Colt’s revolver had an equally profound, although perhaps more appealing, effect on manufacturing. Because gun manufacturing at scale had to use machines to make parts that were interchangeable, Rasenberger writes that Colt “was a pioneer of the technological revolution of the 1850s that had nearly as much impact on the world as the American political revolution of the 1770s.” In an interesting aside, Rasenberger notes that this was effectively government policy in action. Only the government had “both the need and the means to order hundreds, even thousands, of the same product,” and the government chose to invest in preparing for war, rather than, say, making sewing machines. A key moment came in 1847 when Colt got an order for 1,000 revolvers from the Texas Rangers.

A key moment came in 1847 when Colt got an order for 1,000 revolvers from the Texas Rangers.

Like Simulmatics’s Greenfield, and maybe like visionaries everywhere, Colt was part fraudster, part huckster, part genius — and all arrogance. He got his start as a traveling showman selling hits of nitrous oxide. Early investors in his revolver lost all their money, in part because Colt didn’t disclose a flaw in his gun that could lead to a misfire. At 19, Colt “had stunning confidence, if not impudence, for his age. He was right, others were wrong,” Rasenberger writes. “For the rest of his life he would encounter the world on these terms. This would be one of his greatest assets as he pushed his way through seemingly insurmountable challenges, but also one of his most costly flaws.”

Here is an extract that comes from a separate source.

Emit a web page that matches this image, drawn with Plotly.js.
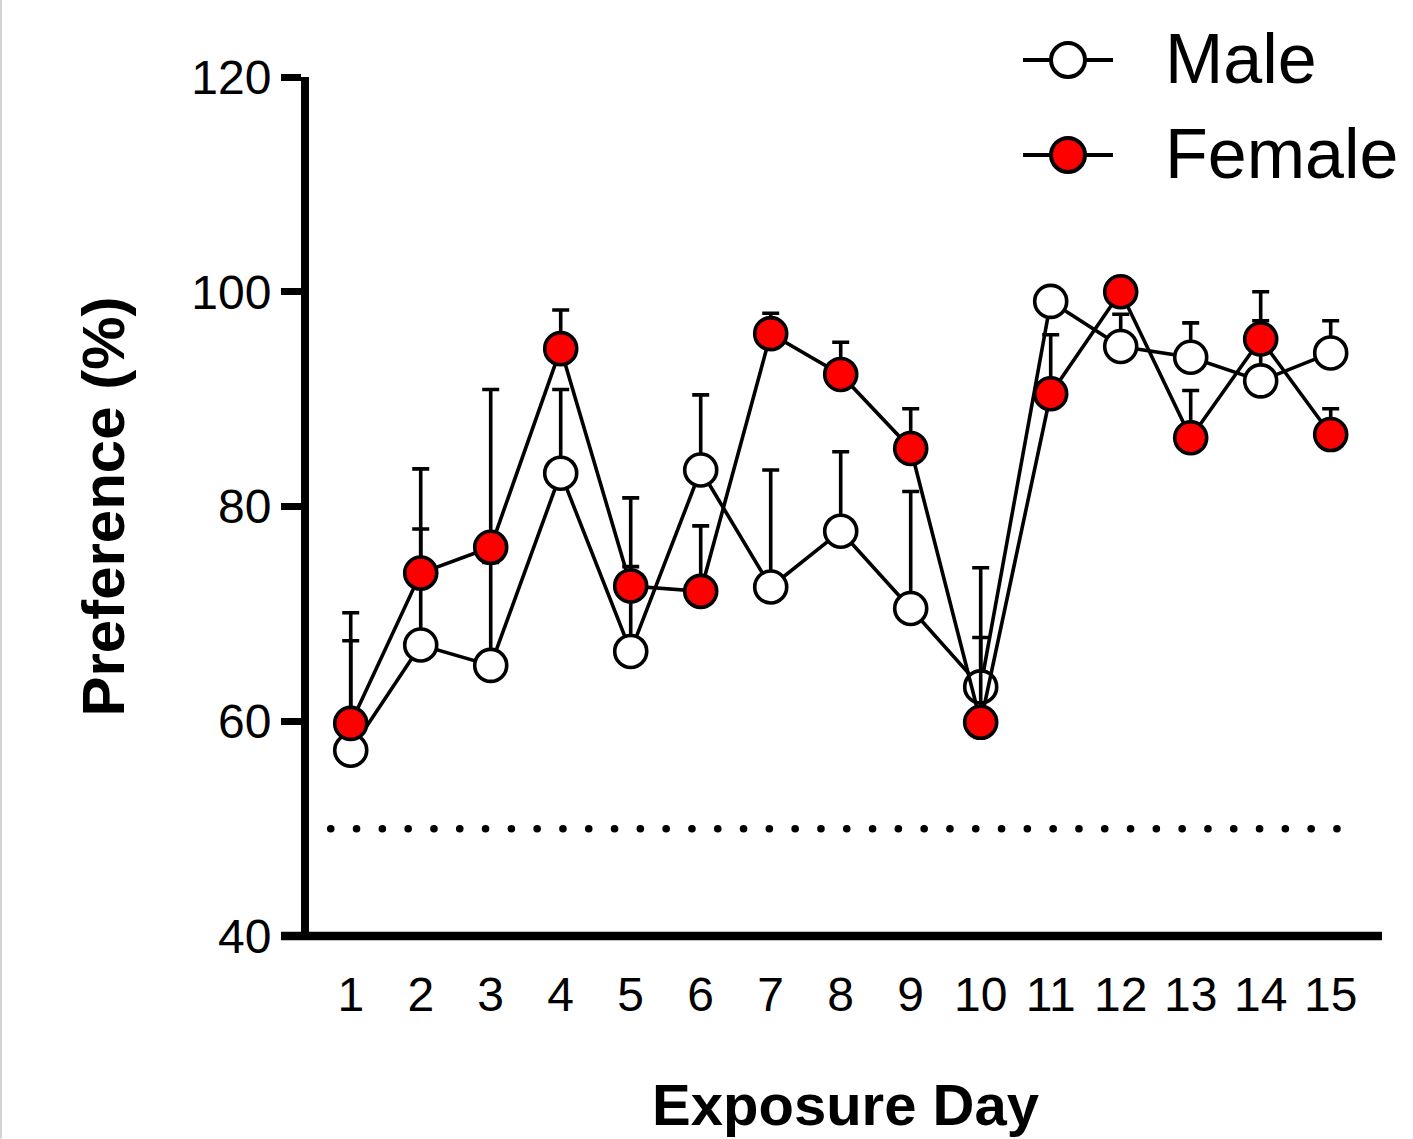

Colt also did not seem to let moral qualms get in the way of business success. In the run-up to the Civil War, for instance, he essentially played the role of an arms dealer to the Confederacy, so much so that in 1861, the New York Times called him out as a traitor (albeit not by name). All those years ago, long before the advent of computers, Colt, “a gifted merchant, combining his natural flair for persuasion with a prescient grasp of mass marketing,” figured out how best to influence people in a way that the brilliant men at Simulmatics never quite grasped.

Rasenberger notes that because Colt guns became a “staple of American newspaper coverage, featured almost daily in gripping stories of murders, suicides, adulterous affairs, robberies, and duels,” and because Sam’s brother, John Colt, committed an infamous murder, Colt “was a household name by the mid-1840s.” He died of gout in 1862 at the age of 47. Ah, America.

The history described in these books is very much with us, in ways large and small. The Peninsula Shanghai hotel, which opened on the Bund in 2009, features Sir Elly’s bar. “History in China is fungible,” writes Kaufman. But as these books demonstrate, history is fungible everywhere, and the choice to expunge or forget always makes the world a less rich place.